Alle 9 piazzale Clodio già pullula di giornalisti, telecamere, attivisti con qualcosa di giallo addosso o tra le mani: sta per iniziare uno dei processi più importanti di sempre davanti al Tribunale di Roma, quello ai quattro egiziani accusati di aver torturato e ucciso lo studente italiano Giulio Regeni, esattamente otto anni fa. E’ il 20 febbario 2024, Roma ha un cielo plumbeo e c’è un che di sudamericano nel clima esterno alla cittadella giudiziaria. Piazzetta sotto osservazione di polizia e servizi, un nutrito gruppo di parlamentari (Angelo Bonelli, Nicola Fratoianni, Laura Boldrini) che si infila nel gabbiotto della sicurezza verso l’aula Occorsio. I vertici degli organismi di rappresentanza dei giornalisti rilasciano dichiarazioni ai colleghi della Rai e di alcune emittenti francesi e britanniche. I primi ad arrivare sono stati proprio Carlo Bartoli, presidente del Consiglio nazionale dell’Ordine dei Giornalisti, Giuseppe Giulietti, coordinatore dei Presidi di Articolo 21 che la vicenda Regeni l’ha seguita dal primo momento da Presidente della Fnsi, Vittorio Di Trapani, attuale Presidente della Fnsi. Si capisce subito che questa è una data particolare e diversa, spartiacque della difesa dei diritti civili e della giustizia nei confronti di un cittadino italiano ucciso brutalmente da militari di un Paese definito “amico”. Arrivare fin qui è stato complicato e ostacolato ma ora è qui che inizia la fase più importante della Giustizia per Giulio.
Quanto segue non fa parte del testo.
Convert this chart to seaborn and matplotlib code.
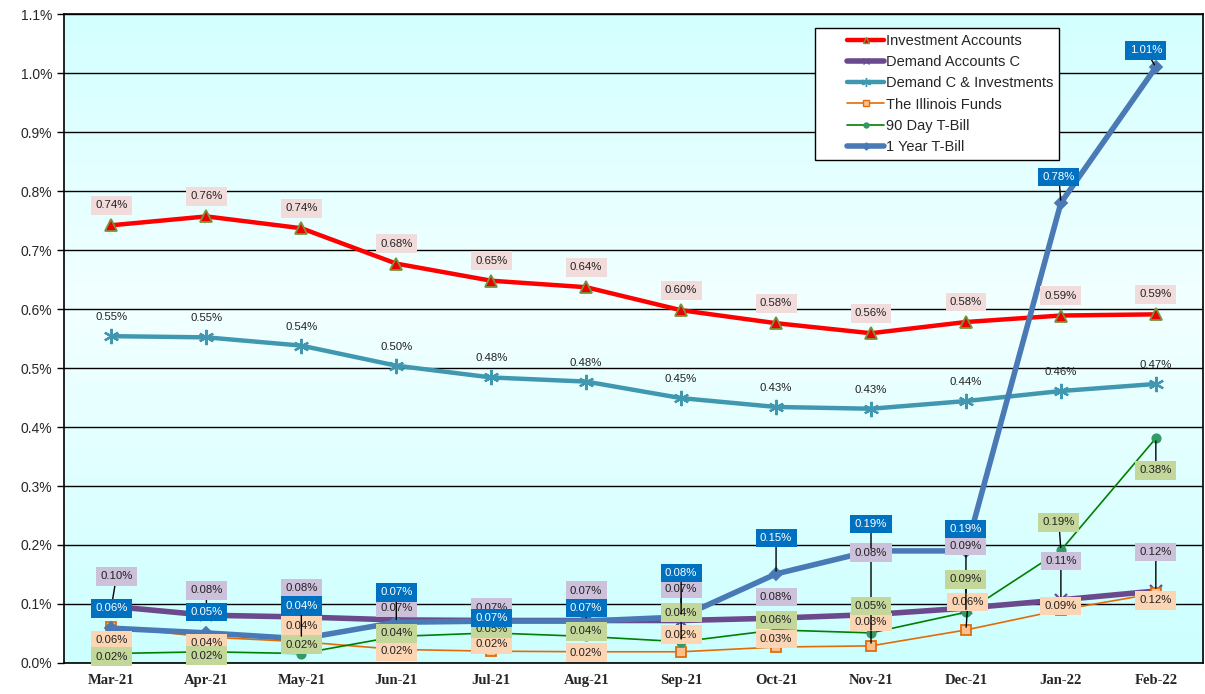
"""
Yield comparison chart: investment accounts vs. T-bills, Mar-21 to Feb-22.
"""

import numpy as np
import matplotlib.pyplot as plt
import seaborn as sns
from matplotlib.lines import Line2D
from matplotlib.legend_handler import HandlerLine2D

months = ['Mar-21', 'Apr-21', 'May-21', 'Jun-21', 'Jul-21', 'Aug-21',
          'Sep-21', 'Oct-21', 'Nov-21', 'Dec-21', 'Jan-22', 'Feb-22']

investment_accounts = [0.742, 0.757, 0.737, 0.677, 0.648, 0.637, 0.598, 0.576, 0.559, 0.578, 0.589, 0.591]
demand_accounts_c = [0.096, 0.081, 0.078, 0.073, 0.072, 0.072, 0.072, 0.076, 0.082, 0.093, 0.107, 0.122]
demand_c_investments = [0.554, 0.552, 0.538, 0.504, 0.484, 0.477, 0.449, 0.434, 0.431, 0.444, 0.461, 0.473]
illinois_funds = [0.061, 0.044, 0.036, 0.023, 0.020, 0.019, 0.019, 0.027, 0.029, 0.056, 0.090, 0.118]
tbill_90 = [0.016, 0.019, 0.016, 0.045, 0.051, 0.045, 0.036, 0.056, 0.051, 0.086, 0.191, 0.381]
tbill_1y = [0.059, 0.051, 0.041, 0.069, 0.071, 0.071, 0.078, 0.151, 0.190, 0.190, 0.780, 1.010]

yticks = [0.0, 0.1, 0.2, 0.3, 0.4, 0.5, 0.6, 0.7, 0.8, 0.9, 1.0, 1.1]

# label offsets (pixels, dx, dy) for each point
off_inv = [(0, 20)] * 12
off_dci = [(0, 19)] * 12
off_dac = [(5, 30), (0, 25), (0, 29), (0, 12), (0, 13), (0, 30), (0, 32), (0, 21),
           (0, 62), (0, 62), (0, 39), (0, 39)]
off_ill = [(0, -13), (0, -6), (0, 16), (0, -2), (0, 7), (0, -1), (0, 17), (0, 8),
           (0, 24), (2, 28), (0, 4), (0, -7)]
off_90 = [(0, -3), (0, -4), (0, 9), (0, 3), (0, 4), (0, 5), (0, 29), (0, 10),
          (0, 27), (0, 33), (-2, 28), (0, -32)]
off_1y = [(0, 20), (0, 21), (0, 33), (0, 30), (0, 3), (0, 13), (0, 44), (0, 36),
          (0, 27), (0, 22), (-2, 26), (-10, 17)]

series = [
    # name, values, line color, lw, marker, msize, mface, medge, box color, text color, offsets
    ('Investment Accounts', investment_accounts, '#ff0000', 3.2, '^', 8, '#ee0000', '#77933c', '#f2dcdb', '#222222', off_inv),
    ('Demand Accounts C', demand_accounts_c, '#6a4a8c', 4, 'x', 8, '#6a4a8c', '#6a4a8c', '#ccc0da', '#222222', off_dac),
    ('Demand C & Investments', demand_c_investments, '#4098b0', 3.2, (6, 2, 0), 11, '#4098b0', '#4098b0', None, '#222222', off_dci),
    ('The Illinois Funds', illinois_funds, '#e36c09', 1.2, 's', 7, '#fac090', '#e36c09', '#fcd5b4', '#222222', off_ill),
    ('90 Day T-Bill', tbill_90, '#008000', 1.2, 'o', 6, '#339966', '#339966', '#c4d79b', '#222222', off_90),
    ('1 Year T-Bill', tbill_1y, '#4a7ab5', 4, 'D', 6, '#4a7ab5', '#4a7ab5', '#0070c0', 'white', off_1y),
]


class RightHandler(HandlerLine2D):
    """Draw the legend line only in the right part of the handle box."""
    def create_artists(self, legend, orig_handle, xdescent, ydescent,
                       width, height, fontsize, trans):
        shift = 0.42 * width
        return super().create_artists(legend, orig_handle, xdescent - shift, ydescent,
                                      width - shift, height, fontsize, trans)


sns.set_style('white')
plt.rcParams['font.family'] = ['Liberation Sans', 'DejaVu Sans']

fig = plt.figure(figsize=(12.05, 6.94), dpi=100)
ax = fig.add_axes([0.0531, 0.0447, 0.9455, 0.935])

# background gradient: cyan at edges, lighter near middle
g = np.linspace(0, 1, 256)
light = 1 - np.abs(g - 0.55) / 0.55
r = 0.80 + 0.15 * light
bg = np.stack([r, np.ones_like(r), np.ones_like(r)], axis=1)[:, None, :]
ax.imshow(bg, extent=[0, 1, 0, 1], transform=ax.transAxes, aspect='auto',
          origin='lower', zorder=0)

x = np.arange(len(months))
handles = []
for i, (name, vals, color, lw, marker, ms, mface, medge, box, tcol, offs) in enumerate(series):
    sns.lineplot(x=x, y=vals, ax=ax, color=color, linewidth=lw, marker=marker,
                 markersize=ms, markerfacecolor=mface, markeredgecolor=medge,
                 markeredgewidth=1.3 if marker not in ('x', (6, 2, 0)) else 1.6,
                 zorder=3 + i, legend=False)
    handles.append(Line2D([0], [0], color=color, linewidth=lw, marker=marker,
                          markersize=ms * 0.6, markerfacecolor=mface,
                          markeredgecolor=medge, label=name))
    for j, v in enumerate(vals):
        dx, dy = offs[j]
        bbox = None
        if box is not None:
            bbox = dict(boxstyle='square,pad=0.38', fc=box, ec='none')
        arrow = None
        if abs(dy) > 22 or abs(dx) > 6:
            arrow = dict(arrowstyle='-', color='black', lw=1, shrinkA=0, shrinkB=2)
        ax.annotate(f'{v:.2f}%', xy=(x[j], v), xytext=(dx, dy),
                    textcoords='offset pixels', ha='center', va='center',
                    fontsize=8.2, color=tcol, bbox=bbox, arrowprops=arrow,
                    zorder=20 + i)

ax.set_xlim(-0.5, len(months) - 0.5)
ax.set_ylim(0, 1.1)
ax.set_yticks(yticks)
ax.set_yticklabels([f'{t:.1f}%' for t in yticks], fontsize=10)
ax.set_xticks(x)
ax.set_xticklabels(months, fontsize=10.5, family='Liberation Serif', fontweight='bold')
ax.set_xticks(np.arange(-0.5, len(months)), minor=True)
ax.tick_params(axis='x', which='major', length=0, pad=8)
ax.tick_params(axis='x', which='minor', length=5, width=1, direction='out', color='black')
ax.tick_params(axis='y', length=5, width=1, direction='out', color='black', left=True)
ax.grid(axis='y', color='black', linewidth=1, zorder=1)
ax.set_axisbelow(True)
for sp in ax.spines.values():
    sp.set_color('black')
    sp.set_linewidth(1.2)
ax.set_xlabel('')
ax.set_ylabel('')

leg = ax.legend(handles=handles, loc='upper left', bbox_to_anchor=(0.653, 0.99),
                fontsize=10.5, handlelength=4.3, handletextpad=0.15, labelspacing=0.5,
                fancybox=False, framealpha=1, borderpad=0.4,
                handler_map={Line2D: RightHandler()})
leg.get_frame().set_edgecolor('black')
leg.get_frame().set_linewidth(1)
leg.set_zorder(40)

plt.savefig('out.png', dpi=100)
“E’ un’udienza storica” è la frase più ripetuta della mattinata. La tappa inseguita con tenacia, dolore e speranza inizia arriva alle 10.10, quando entra la Corte d’Assise e comincia l’esame delle prove a carico dei quattro imputati dell’omicidio Regeni. In aula Claudio Regeni e Paola Deffendi, i genitori della vittima”, con la sorella Irene, tutti costituiti parte civile tramite gli avvocati Alessandra Ballerini, che segue la famiglia dal primo momento, e Giacomo Satta. Si parte subito con una serie di eccezioni della difesa. In particolare l’avvocato Tranquillino Sarno ha chiesto la dichiarazione di nullità del decreto di citazione in giudizio, perché l’atto non è stato notificato all’Egitto e ha eccepito la non validità della identificazione degli imputati, che, come si sa, sono quattro 007 egiziani, agenti della National Security. Ossia: il generale Sabir Tariq, i colonnelli Usham Helmi, Athar Kamel Mohamed Ibrahim, e Magdi Ibrahim Abdelal Sharif per il reato di sequestro di persona pluriaggravato. Nei confronti di quest’ultimo i pm contestano anche il concorso in lesioni personali aggravate e il concorso in omicidio aggravato.
Alle eccezioni sollevate dalla difesa ha replicato il pubblico ministero Sergio Colaicco che ha sottolineato come gli imputati siano stati identificati dalle autorità pubbliche egiziane con verbali inviati alla Procura di Roma a gennaio del 2021 e sussiste nel fascicolo la certezza della identificabilità. “Quel che conta non è la conoscenza delle generalità, ma la possibilità che il detenuto possa essere identificato in sicurezza per l’esecuzione della pena”, ha detto il pm.
Posizione cui si è associata la parte civile. L’avvocata Ballerini ha ricordato come gli imputati erano stati identificati tramite i verbali della magistratura egiziana e arrivati agli inquirenti italiani tramite rogatoria in un memorandum dove i quattro vengono citati in più passaggi, per quanto le conclusioni siano state poi per l’archiviazione. Il memorandum è stato prodotto ieri in aula con il parere contrario della difesa che ha chiesto di omissare alcune parti e comunque di estromettere l’atto dal fascicolo. Gli avvocati dello Stato si sono associati alle posizioni del pubblico ministero mentre la presidente della Corte si è riservata di decidere e la riserva sarà sciolta nella prossima udienza, fissata per il 18 marzo.
A fine udienza l’avvocata Ballerini ha detto che “erano otto anni e passa che aspettavamo questo momento, speriamo che il processo possa partire. Le eccezioni della difesa erano state già sollevate in altre aule di giustizia e decise. Speriamo di avere finalmente un processo a chi ha fatto tutto il male del mondo a Giulio”.